Other, more challenging, aspects of the 3-day payment window regulations include:

  • The 3-day rule does not apply if there is no Part A coverage for the inpatient admission. This means that if an inpatient admission does not meet inpatient criteria and is billed as a no-pay inpatient claim or is denied as not medically necessary, the 3-day rule does not apply. Outpatient services prior to such inpatient admissions can be billed separately on an outpatient claim.
  • Services furnished more than 3 days preceding the date of the inpatient admission are not part of the payment window, even when furnished during a single, continuous outpatient encounter. Services prior to the 3 calendar days should not be bundled into the inpatient claim, but should be billed separately on an outpatient claim.
  • The 3-day payment window applies to physicians’ practices and other entities that are wholly-owned or operated by the hospital where the patient is admitted. Guidance on combining these services can be found in the Medicare Claims Processing Manual, Publication 100-04, Chapter 12, Sections 90.7 and 90.7.1.
  • Hospitals must include on a Medicare claim for a beneficiary’s inpatient stay the diagnoses, procedures, and charges for all services bundled under the 3-day payment window rule. This will require the coordination of billing and coding to combine charges, include and appropriately sequence diagnosis codes for the combined outpatient/inpatient services, and convert combined outpatient procedures to ICD-9-CM procedure codes for the inpatient claim.

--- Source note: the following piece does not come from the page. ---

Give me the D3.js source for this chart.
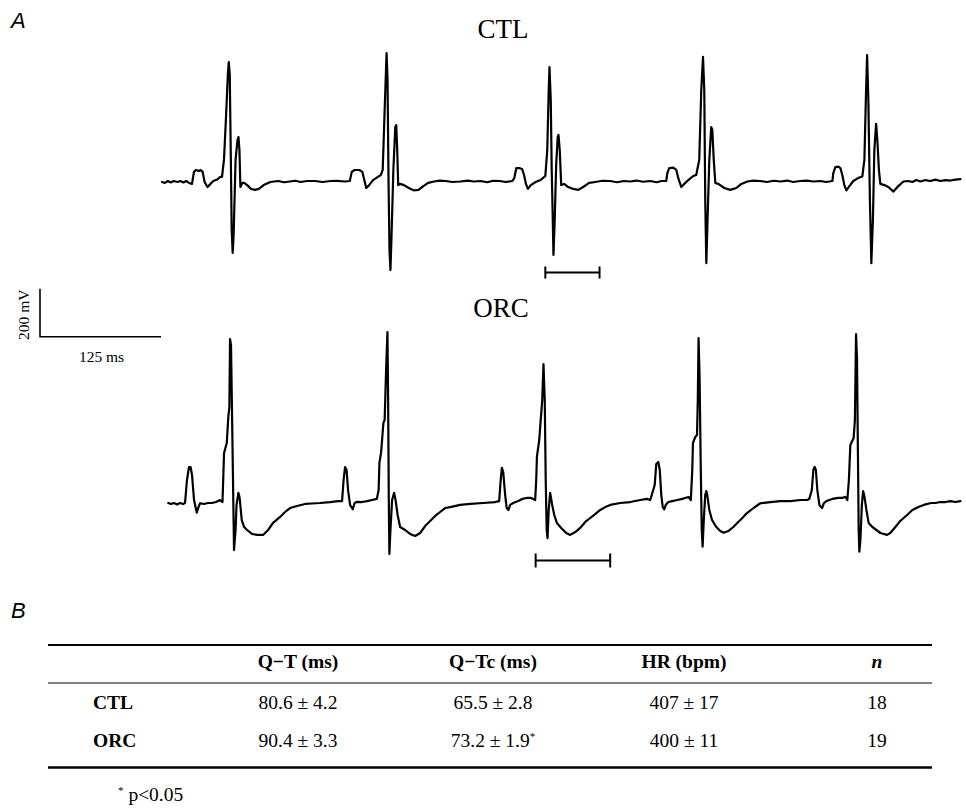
<!DOCTYPE html>
<html><head><meta charset="utf-8">
<script src="https://cdn.jsdelivr.net/npm/d3@7"></script>
<style>body{margin:0;background:#fff} svg{display:block}</style>
</head><body>
<svg id="fig" width="966" height="808"></svg>
<script>
// ---------- ECG traces (time in ms, voltage in mV relative to baseline) ----------
const ctlTime = [0,3,6,9,12,16,19,22,25,28,31,33,35,38,40,42,44,47,50,53,57,60,62,64,66,68,69,70,71,72,73,74,76,78,79,80,81,83,85,88,92,96,100,105,112,120,126,132,138,143,150,158,166,174,181,189,
  194,196,199,204,207,209,211,214,218,223,226,228,230,232,233,234,235,236,237,239,241,242,243,244,246,250,255,260,265,270,275,281,287,293,300,308,316,322,329,336,342,349,355,362,
  364,366,369,372,374,376,378,381,386,391,396,398,399.5,400.3,401.6,402.6,403.6,404.4,405.7,407.2,408.8,409.6,410.9,412.4,415.5,419.6,424.8,430,435.1,441.3,447.5,455,463,470,477,483.7,490,497,504.4,511,516,520.9,
  522,524,528.2,531.3,533.3,536.4,539.5,543.7,548.8,551.9,555,557.1,558.9,560.2,561.2,562.3,563.3,565.4,567.4,568.5,570,571.6,574.7,580.9,587.1,593.3,598.5,604.7,611,618.1,625,632,638.8,646,652,659.4,666,673,680.1,686,692.5,
  693.5,695.6,698.7,700.8,702.8,704.9,707,710.1,714.2,719.4,723.5,725.6,727.1,728.4,729.7,731.3,732.8,734.4,735.9,737.7,739,740.6,742.1,746.3,750.4,755.6,760.7,765.9,771.1,775.2,779.3,783.5,788.6,793.8,799,804.1,809.3,814.5,819.6,824.8];
const ctlVolt = [-2,-6,2,-4,2,-2,2,-4,2,-6,-10,40,48,44,48,40,-2,-23,-10,2,8,19,19,90,256,444,498,444,131,-202,-298,-223,90,173,185,131,-23,-6,-6,-15,-31,-35,-31,-15,-2,2,-3,0,3,-2,2,2,-2,2,3,0,
  2,40,48,48,40,6,-27,-15,6,19,27,48,298,535,423,6,-285,-369,-244,48,227,235,131,-15,-10,-15,-27,-37,-35,-19,-6,0,4,2,-2,0,4,0,2,-3,3,2,-2,2,
  15,56,56,52,27,-10,-31,-15,-2,6,23,131,381,477,340,48,-140,-306,-160,69,185,194,131,-15,-10,-23,-31,-35,-23,-6,-2,3,2,-3,2,0,4,-1,2,-3,2,2,
  35,56,58,48,15,-23,-10,6,23,27,90,381,519,381,-77,-340,-202,90,227,215,90,-6,-10,-27,-35,-27,-10,0,4,2,-2,3,0,4,-2,2,4,0,2,-2,2,
  35,60,62,56,27,-15,-37,-19,2,15,21,90,340,527,340,-77,-340,-160,131,240,173,48,-10,-15,-23,-42,-19,0,2,-2,6,0,6,2,8,2,6,4,8,10];

const orcTime = [6.5,9.3,12.4,15.5,18.6,21.7,23.8,25.8,27.9,29.5,31,33.1,35.9,37.7,39.3,43.4,47.5,51.7,55.8,59.9,62.5,64.1,66.9,68.5,69.6,70.3,71.3,72.9,74.4,76,77,78.9,80.1,82.4,84.8,87.9,93,98.2,104.4,109.6,114.7,122,127.1,132.3,139.5,147.8,155,163.3,173.6,181.9,186,
  187.6,189.1,190.7,192.2,194.3,197.1,199,201.6,206.7,211.9,217.1,221.9,223.8,224.6,226.4,228.7,230,231.5,232.9,233.6,234.3,234.9,236,237.7,239.8,241.3,243.4,246,251.2,256.3,261.5,266.7,271.8,277,282.2,287.3,292.5,297.7,308,318.3,331.8,344.2,348.3,
  349.9,351.1,352.5,354.5,356.1,357.9,359.7,362.8,368,372.1,377,381.4,385.5,386.6,387.3,389.7,390.7,392.8,394.1,395.4,396.4,397.4,398.3,399.5,401,403.1,405.2,407.9,412.4,417.6,421.7,426.9,432,437.2,442.4,447.5,452.7,457.9,463,473.4,483.7,494.1,501,504.4,
  509,510.6,512.7,514.2,515.8,517.3,518.9,520.4,523,527.1,532.3,537.5,544,546.3,547.8,548.5,550.9,552.7,553.5,554.3,555.4,556.6,557.6,558.5,559.7,561.2,562.3,563.3,565.4,568.2,572.6,576.7,580.2,585,590.2,595.3,599.5,604.3,609.8,614,618.1,628.4,638.8,649.1,659.4,666.4,668.7,
  671.3,672.9,674.2,675.5,677,679.1,681.9,683.8,686.4,692.5,698.7,702.8,705.9,708,709.6,711.1,714.5,715.8,717,718,718.9,719.7,720.4,721.5,723,724.3,725.6,727.7,730,733.9,738,742.1,749,752.4,757.6,762.6,769.7,775.2,781.4,786.9,794.5,799,804.1,809.3,814.5,819.6,824.8];
const orcVolt = [0,-4,0,-6,0,-4,0,96,150,150,117,12.5,-40,-17,-1,-4,0,0,4,12.5,4,208,250,358,400,683,658,221,-196,-112.5,-8,42,25,-71,-100,-112.5,-129,-133,-133,-112.5,-83,-58,-37.5,-21,-12.5,-4,-2,0,4,8,8,
  96,150,137.5,54,-8,-26,0,5,4,8,12.5,17,54,167,212.5,333,346,554,712.5,429,12.5,-212.5,-112.5,12.5,42,12.5,-50,-100,-112.5,-129,-137.5,-125,-96,-75,-54,-37.5,-21,-17,-8,-4,0,4,8,
  96,146,129,33,-21,-29,-8,0,8,17,21,21,12.5,96,192,262.5,317,429,579,429,96,-112.5,-146,-29,42,-8,-50,-83,-104,-125,-133,-121,-104,-79,-62.5,-46,-29,-17,-8,0,4,12.5,17,12.5,
  75,162.5,171,137.5,33,-17,-26,-8,4,8,12.5,17,25,12.5,137.5,250,275,283,429,687.5,513,137.5,-112.5,-182,-71,33,50,33,-29,-71,-100,-117,-124,-117,-100,-79,-62.5,-42,-25,-12.5,-1,4,8,8,12.5,12.5,17,
  54,137.5,150,137.5,54,-8,-21,0,8,17,21,21,26,12.5,96,242,271,346,704,596,221,-112.5,-203,-154,-8,50,29,-29,-83,-100,-112.5,-125,-133,-125,-100,-75,-50,-29,-17,-8,0,0,4,4,8,4,8];

// Q-T interval markers (ms)
const qtMarkCTL = [396, 452];
const qtMarkORC = [386, 463];
// Calibration bar
const calTime = 125;   // ms
const calVolt = 200;   // mV

// ---------- Table ----------
const tableHeaders = ["", "Q\u2212T (ms)", "Q\u2212Tc (ms)", "HR (bpm)", "n"];
const groups = ["CTL", "ORC"];
const qtMean = [80.6, 90.4], qtSem = [4.2, 3.3];
const qtcMean = [65.5, 73.2], qtcSem = [2.8, 1.9];
const hrMean = [407, 400], hrSem = [17, 11];
const nSubjects = [18, 19];
const qtcSignificant = [false, true];
const footnote = "p<0.05";

// ---------- Drawing ----------
const svg = d3.select("#fig");
const serif = "'Liberation Serif','Times New Roman',serif";
const sans = "'Liberation Sans',Arial,sans-serif";

const x = d3.scaleLinear().domain([0, 825]).range([162, 960.6]);
const yCTL = d3.scaleLinear().domain([0, 200]).range([181.5, 133.5]);
const yORC = d3.scaleLinear().domain([0, 200]).range([503, 455]);

function trace(times, volts, y) {
  const pts = times.map((t, i) => [t, volts[i]]);
  svg.append("path")
    .attr("d", d3.line().x(d => x(d[0])).y(d => y(d[1]))(pts))
    .attr("fill", "none").attr("stroke", "#000")
    .attr("stroke-width", 2.2).attr("stroke-linejoin", "round").attr("stroke-linecap", "round");
}
trace(ctlTime, ctlVolt, yCTL);
trace(orcTime, orcVolt, yORC);

function qtMarker(span, yPix, tick) {
  const g = svg.append("g").attr("stroke", "#000").attr("stroke-width", 2);
  g.append("line").attr("x1", x(span[0])).attr("x2", x(span[1])).attr("y1", yPix).attr("y2", yPix);
  span.forEach(t => g.append("line").attr("x1", x(t)).attr("x2", x(t)).attr("y1", yPix - tick).attr("y2", yPix + tick));
}
qtMarker(qtMarkCTL, 272.5, 6);
qtMarker(qtMarkORC, 560.5, 7);

// titles
svg.append("text").attr("x", 503).attr("y", 38).attr("text-anchor", "middle")
  .attr("font-family", serif).attr("font-size", 27).text("CTL");
svg.append("text").attr("x", 501).attr("y", 317).attr("text-anchor", "middle")
  .attr("font-family", serif).attr("font-size", 27).text("ORC");

// panel letters
svg.append("text").attr("x", 11).attr("y", 28).attr("font-family", sans).attr("font-style", "italic")
  .attr("font-size", 22).text("A");
svg.append("text").attr("x", 11).attr("y", 618).attr("font-family", sans).attr("font-style", "italic")
  .attr("font-size", 22).text("B");

// calibration bar
const cx = d3.scaleLinear().domain([0, 825]).range([40, 40 + (x(825) - x(0))]);
const cy = d3.scaleLinear().domain([0, 200]).range([336.7, 288.7]);
svg.append("path")
  .attr("d", `M${cx(0)},${cy(calVolt)}V${cy(0)}H${cx(calTime)}`)
  .attr("fill", "none").attr("stroke", "#000").attr("stroke-width", 1.6);
svg.append("text").attr("transform", `translate(${cx(0) - 11},${(cy(0) + cy(calVolt)) / 2 + 2}) rotate(-90)`)
  .attr("text-anchor", "middle").attr("font-family", serif).attr("font-size", 15.5).text(calVolt + " mV");
svg.append("text").attr("x", (cx(0) + cx(calTime)) / 2 + 1).attr("y", 362).attr("text-anchor", "middle")
  .attr("font-family", serif).attr("font-size", 15.5).text(calTime + " ms");

// table
const tX0 = 48, tX1 = 932;
const colX = [93, 298, 493, 684, 877];
svg.append("line").attr("x1", tX0).attr("x2", tX1).attr("y1", 645).attr("y2", 645).attr("stroke", "#000").attr("stroke-width", 2.2);
svg.append("line").attr("x1", tX0).attr("x2", tX1).attr("y1", 683).attr("y2", 683).attr("stroke", "#000").attr("stroke-width", 1.1);
svg.append("line").attr("x1", tX0).attr("x2", tX1).attr("y1", 767.5).attr("y2", 767.5).attr("stroke", "#000").attr("stroke-width", 2.6);

const fs = 19.5;
tableHeaders.forEach((h, i) => {
  if (!h) return;
  svg.append("text").attr("x", colX[i]).attr("y", 668).attr("text-anchor", "middle")
    .attr("font-family", serif).attr("font-weight", "bold").attr("font-size", fs)
    .attr("font-style", i === 4 ? "italic" : "normal").text(h);
});
const rowY = [709, 747];
const f1 = d3.format(".1f");
groups.forEach((g, r) => {
  svg.append("text").attr("x", colX[0]).attr("y", rowY[r]).attr("font-family", serif)
    .attr("font-weight", "bold").attr("font-size", fs).text(g);
  const cells = [
    f1(qtMean[r]) + " \u00b1 " + f1(qtSem[r]),
    f1(qtcMean[r]) + " \u00b1 " + f1(qtcSem[r]),
    hrMean[r] + " \u00b1 " + hrSem[r],
    String(nSubjects[r])
  ];
  cells.forEach((c, j) => {
    const t = svg.append("text").attr("x", colX[j + 1]).attr("y", rowY[r]).attr("text-anchor", "middle")
      .attr("font-family", serif).attr("font-size", fs).text(c);
    if (j === 1 && qtcSignificant[r]) {
      t.append("tspan").attr("dy", -7).attr("font-size", 11).text("*");
    }
  });
});
const fn = svg.append("text").attr("x", 118).attr("y", 801).attr("font-family", serif).attr("font-size", fs);
fn.append("tspan").attr("dy", -7).attr("font-size", 11).text("*");
fn.append("tspan").attr("dy", 7).text(" " + footnote);
</script>
</body></html>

And one final very scary thought on the 3-day payment window – in this year’s Office of Inspector General’s (OIG) Work Plan , the OIG states they will “analyze claims data to determine how much CMS could save if it bundled outpatient services delivered up to 14 days prior to an inpatient hospital admission into the diagnosis related group (DRG) payment. OIG work has also concluded that CMS could realize significant savings if the DRG window was expanded from 3 days to 14 days.”